Monday 4 February 2013

How do you make yourself go to a job you hate?

I hate my job.

I don't hate it like other jobs I've done before, where I get an impending sense of doom every morning and feel physically ill. I know I can do this one, it just doesn't fullfill me in any way.

Physically I'm teaching lessons back to back without a lunch break 3 days a week.

Emotionally I don't get any rewards from the students because I only see them once a week so they don't see me as one of their 'main' teachers. No Christmas gifts for me.

Mentally I'm not stimulated. I teach 3 subjects, and teach the same 3 lessons all week long, to different groups. This means I teach the same GCSE English lesson 8 times a week. On Thursday I teach it 3 times in a row, without a break. Satisfying? I think not. By the end of the week I can read the poems out without looking at the book and I'm sick to death of them.

Stress-wise my levels are through the roof. If it wasn't enough to be organised to teach lessons across different campuses, also allowing for planning and marking with a full timetable, and trying to create resources as you go, I'm also observed every couple of months.
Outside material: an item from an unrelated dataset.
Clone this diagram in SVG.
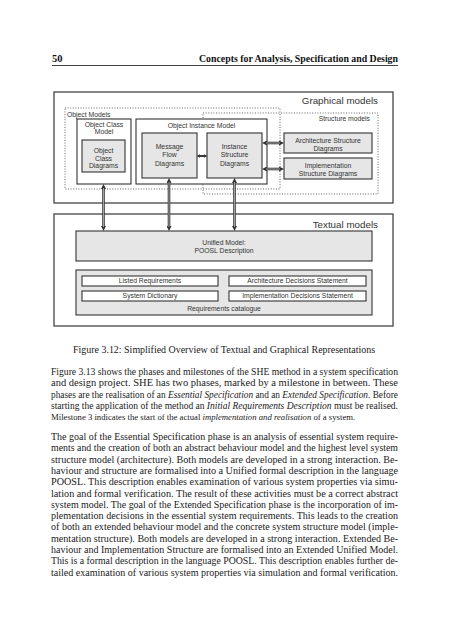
<svg xmlns="http://www.w3.org/2000/svg" width="452" height="640" viewBox="0 0 452 640">
<style>
.lbl{font-family:"Liberation Sans",Arial,sans-serif;font-size:6.8px;fill:#333;text-anchor:middle}
.big{font-family:"Liberation Sans",Arial,sans-serif;font-size:9.8px;fill:#333;text-anchor:end}
.outer{fill:#fff;stroke:#444;stroke-width:1.3}
.box{fill:#fff;stroke:#333;stroke-width:1.1}
.gbox{fill:#e6e6e6;stroke:#333;stroke-width:1.1}
.dot{fill:none;stroke:#555;stroke-width:0.9;stroke-dasharray:1 1.6}
.arr{stroke:#3a3a3a;stroke-width:2.6;fill:none;marker-start:url(#ah);marker-end:url(#ah)}
.arrs{stroke:#3a3a3a;stroke-width:2;fill:none;marker-start:url(#ahs);marker-end:url(#ahs)}
.arrc{stroke:#bbb;stroke-width:0.8;fill:none}
.body{font-family:"Liberation Serif","Times New Roman",serif;font-size:9.5px;fill:#1a1a1a}
.hdr{font-family:"Liberation Serif","Times New Roman",serif;font-size:10.5px;font-weight:bold;fill:#111}
</style>
<defs>
<marker id="ah" viewBox="0 0 6 6" refX="1.8" refY="3" markerWidth="5" markerHeight="5" markerUnits="userSpaceOnUse" orient="auto-start-reverse">
<path d="M0,0 L6,3 L0,6 z" fill="#333"/>
</marker>
<marker id="ahs" viewBox="0 0 6 6" refX="1.5" refY="3" markerWidth="3.6" markerHeight="4" markerUnits="userSpaceOnUse" orient="auto-start-reverse">
<path d="M0,0 L6,3 L0,6 z" fill="#333"/>
</marker>
</defs>
<rect width="452" height="640" fill="#fff"/>

<g id="header">
<text class="hdr" x="52" y="62">50</text>
<text class="hdr" x="398" y="62" text-anchor="end" textLength="199" lengthAdjust="spacingAndGlyphs">Concepts for Analysis, Specification and Design</text>
<line x1="52" y1="65.5" x2="398" y2="65.5" stroke="#111" stroke-width="0.8"/>
</g>

<g id="graphical-models">
<rect class="outer" x="54" y="92" width="339" height="111"/>
<text class="big" x="378" y="104">Graphical models</text>
</g>
<g id="object-models">
<rect class="dot" x="65" y="108" width="215" height="81"/>
<text class="lbl" x="67" y="116.5" style="text-anchor:start">Object Models</text>
</g>
<g id="structure-models">
<rect class="dot" x="203" y="113" width="175" height="81"/>
<text class="lbl" x="370" y="121" style="text-anchor:end">Structure models</text>
</g>
<g id="object-class-model">
<rect class="box" x="77" y="119" width="54" height="65"/>
<text class="lbl" x="104" y="127">Object Class</text>
<text class="lbl" x="104" y="134">Model</text>
</g>
<g id="object-class-diagrams">
<rect class="gbox" x="82" y="140" width="43" height="32"/>
<text class="lbl" x="103.5" y="153">Object</text>
<text class="lbl" x="103.5" y="160.7">Class</text>
<text class="lbl" x="103.5" y="168.3">Diagrams</text>
</g>
<g id="object-instance-model">
<rect class="box" x="136" y="119" width="131" height="65"/>
<text class="lbl" x="201.5" y="128">Object Instance Model</text>
</g>
<g id="message-flow-diagrams">
<rect class="gbox" x="142" y="133" width="55" height="45"/>
<text class="lbl" x="169.5" y="149">Message</text>
<text class="lbl" x="169.5" y="157.3">Flow</text>
<text class="lbl" x="169.5" y="165.6">Diagrams</text>
</g>
<g id="instance-structure-diagrams">
<rect class="gbox" x="207" y="133" width="55" height="45"/>
<text class="lbl" x="234.5" y="149">Instance</text>
<text class="lbl" x="234.5" y="157.3">Structure</text>
<text class="lbl" x="234.5" y="165.6">Diagrams</text>
</g>
<g id="architecture-structure-diagrams">
<rect class="gbox" x="284" y="133" width="88" height="20"/>
<text class="lbl" x="328" y="142.5">Architecture Structure</text>
<text class="lbl" x="328" y="150.8">Diagrams</text>
</g>
<g id="implementation-structure-diagrams">
<rect class="gbox" x="284" y="158" width="88" height="21"/>
<text class="lbl" x="328" y="167.5">Implementation</text>
<text class="lbl" x="328" y="175.8">Structure Diagrams</text>
</g>

<g id="textual-models">
<rect class="outer" x="54" y="214" width="339" height="112"/>
<text class="big" x="378" y="228">Textual models</text>
</g>
<g id="unified-model">
<rect class="gbox" x="76" y="231" width="296" height="30"/>
<text class="lbl" x="224" y="245">Unified Model:</text>
<text class="lbl" x="224" y="252.7">POOSL Description</text>
</g>
<g id="requirements-catalogue">
<rect class="gbox" x="76" y="270" width="296" height="45"/>
<text class="lbl" x="224" y="310.5">Requirements catalogue</text>
</g>
<g id="listed-requirements">
<rect class="box" x="82" y="276" width="136" height="10"/>
<text class="lbl" x="150" y="283.4">Listed Requirements</text>
</g>
<g id="architecture-decisions">
<rect class="box" x="229" y="276" width="137" height="10"/>
<text class="lbl" x="297.5" y="283.4">Architecture Decisions Statement</text>
</g>
<g id="system-dictionary">
<rect class="box" x="82" y="291" width="136" height="10"/>
<text class="lbl" x="150" y="298.4">System Dictionary</text>
</g>
<g id="implementation-decisions">
<rect class="box" x="229" y="291" width="137" height="10"/>
<text class="lbl" x="297.5" y="298.4">Implementation Decisions Statement</text>
</g>

<g id="connectors">
<line class="arr" x1="103.5" y1="187.5" x2="103.5" y2="227.5"/>
<line class="arrc" x1="103.5" y1="188" x2="103.5" y2="227"/>
<line class="arr" x1="169" y1="181.5" x2="169" y2="227.5"/>
<line class="arrc" x1="169" y1="182" x2="169" y2="227"/>
<line class="arr" x1="234.5" y1="181.5" x2="234.5" y2="227.5"/>
<line class="arrc" x1="234.5" y1="182" x2="234.5" y2="227"/>
<line class="arrs" x1="199.3" y1="156" x2="204.7" y2="156"/>
<line class="arr" x1="265.5" y1="143" x2="280.5" y2="143"/>
<line class="arrc" x1="266" y1="143" x2="280" y2="143"/>
<line class="arr" x1="265.5" y1="169" x2="280.5" y2="169"/>
<line class="arrc" x1="266" y1="169" x2="280" y2="169"/>
</g>

<g id="caption">
<text class="body" x="73" y="353" textLength="302" lengthAdjust="spacingAndGlyphs">Figure 3.12: Simplified Overview of Textual and Graphical Representations</text>
</g>

<g id="paragraph1">
<text class="body" x="51" y="375" textLength="347" lengthAdjust="spacingAndGlyphs">Figure 3.13 shows the phases and milestones of the SHE method in a system specification</text>
<text class="body" x="51" y="386.3" textLength="347" lengthAdjust="spacingAndGlyphs">and design project.  SHE has two phases, marked by a milestone in between.  These</text>
<text class="body" x="51" y="397.6" textLength="347" lengthAdjust="spacingAndGlyphs">phases are the realisation of an <tspan font-style="italic">Essential Specification</tspan> and an <tspan font-style="italic">Extended Specification</tspan>.  Before</text>
<text class="body" x="51" y="408.9" textLength="347" lengthAdjust="spacingAndGlyphs">starting the application of the method an <tspan font-style="italic">Initial Requirements Description</tspan> must be realised.</text>
<text class="body" x="51" y="420.2" style="font-size:8.7px">Milestone 3 indicates the start of the actual <tspan font-style="italic">implementation and realisation</tspan> of a system.</text>
</g>

<g id="paragraph2">
<text class="body" x="51" y="440" textLength="347" lengthAdjust="spacingAndGlyphs">The goal of the Essential Specification phase is an analysis of essential system require-</text>
<text class="body" x="51" y="451.3" textLength="347" lengthAdjust="spacingAndGlyphs">ments and the creation of both an abstract behaviour model and the highest level system</text>
<text class="body" x="51" y="462.6" textLength="347" lengthAdjust="spacingAndGlyphs">structure model (architecture).  Both models are developed in a strong interaction.  Be-</text>
<text class="body" x="51" y="473.9" textLength="347" lengthAdjust="spacingAndGlyphs">haviour and structure are formalised into a Unified formal description in the language</text>
<text class="body" x="51" y="485.2" textLength="347" lengthAdjust="spacingAndGlyphs">POOSL. This description enables examination of various system properties via simu-</text>
<text class="body" x="51" y="496.5" textLength="347" lengthAdjust="spacingAndGlyphs">lation and formal verification.  The result of these activities must be a correct abstract</text>
<text class="body" x="51" y="507.8" textLength="347" lengthAdjust="spacingAndGlyphs">system model.  The goal of the Extended Specification phase is the incorporation of im-</text>
<text class="body" x="51" y="519.1" textLength="347" lengthAdjust="spacingAndGlyphs">plementation decisions in the essential system requirements.  This leads to the creation</text>
<text class="body" x="51" y="530.4" textLength="347" lengthAdjust="spacingAndGlyphs">of both an extended behaviour model and the concrete system structure model (imple-</text>
<text class="body" x="51" y="541.7" textLength="347" lengthAdjust="spacingAndGlyphs">mentation structure).  Both models are developed in a strong interaction.  Extended Be-</text>
<text class="body" x="51" y="553" textLength="347" lengthAdjust="spacingAndGlyphs">haviour and Implementation Structure are formalised into an Extended Unified Model.</text>
<text class="body" x="51" y="564.3" textLength="347" lengthAdjust="spacingAndGlyphs">This is a formal description in the language POOSL. This description enables further de-</text>
<text class="body" x="51" y="575.6" textLength="347" lengthAdjust="spacingAndGlyphs">tailed examination of various system properties via simulation and formal verification.</text>
</g>
</svg>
These are advertised as 'developmental' but end up either being a critique of your teaching, in a negative way, or the person observing you doesn't take it at all seriously and your hard work shows for nothing. If you don't get 'good' or 'outstanding' then they give you one week to change your ways and becoming amazing (as well as needing the time to get over the stress of being observed last time, and to plan another week's lessons) and then observe you again. If you're not better by then, they take disciplinary action. Then they hire in people from external agencies to observe you again, as well as dropping into your lessons whenever they feel like and then holding meetings with you to tell you that the students looked a bit bored.... it's maths  with childcare students 3:30-5:00 on a Monday, what do you expect?

Financially I earn enough, but not enough to allow for the fact I can stand the position. Other people around me are miserable too, the whole college is sick of the perpetual threats of observations. Redundancies have been happening left right and centre, so people are applying again for jobs they don't particularly like anyway. It's the people who live locally or have worked here for years who want to stay forever, but clearly can't stand the job. I imagine most of the staff who live further away are checking the job sites daily.

But, the upside is, in a year or two I will have left this place. I will look back at it as a time of my life I withstood, and would never go back to. I can imagine all the people here, still beavering away, still being threatened with observations, and I can smile. Let's hope my next job is much more fullfilling.

2 comments:

Anonymous said...

Duty, I guess. Duty suffused with the satisfaction that you stuck it out. There's much to be said for those who do their duty when it's so distasteful - those are the encouragers - the fighters - the doers.

Praying that your situation improves.

Unknown said...

Thanks for your comment. I think duty, and often a fear of not being able to pay the bills! My co-ordinator was talking about quitting yesterday. You know it's bad when the people above you who have been there for 20 years can't stand the job either!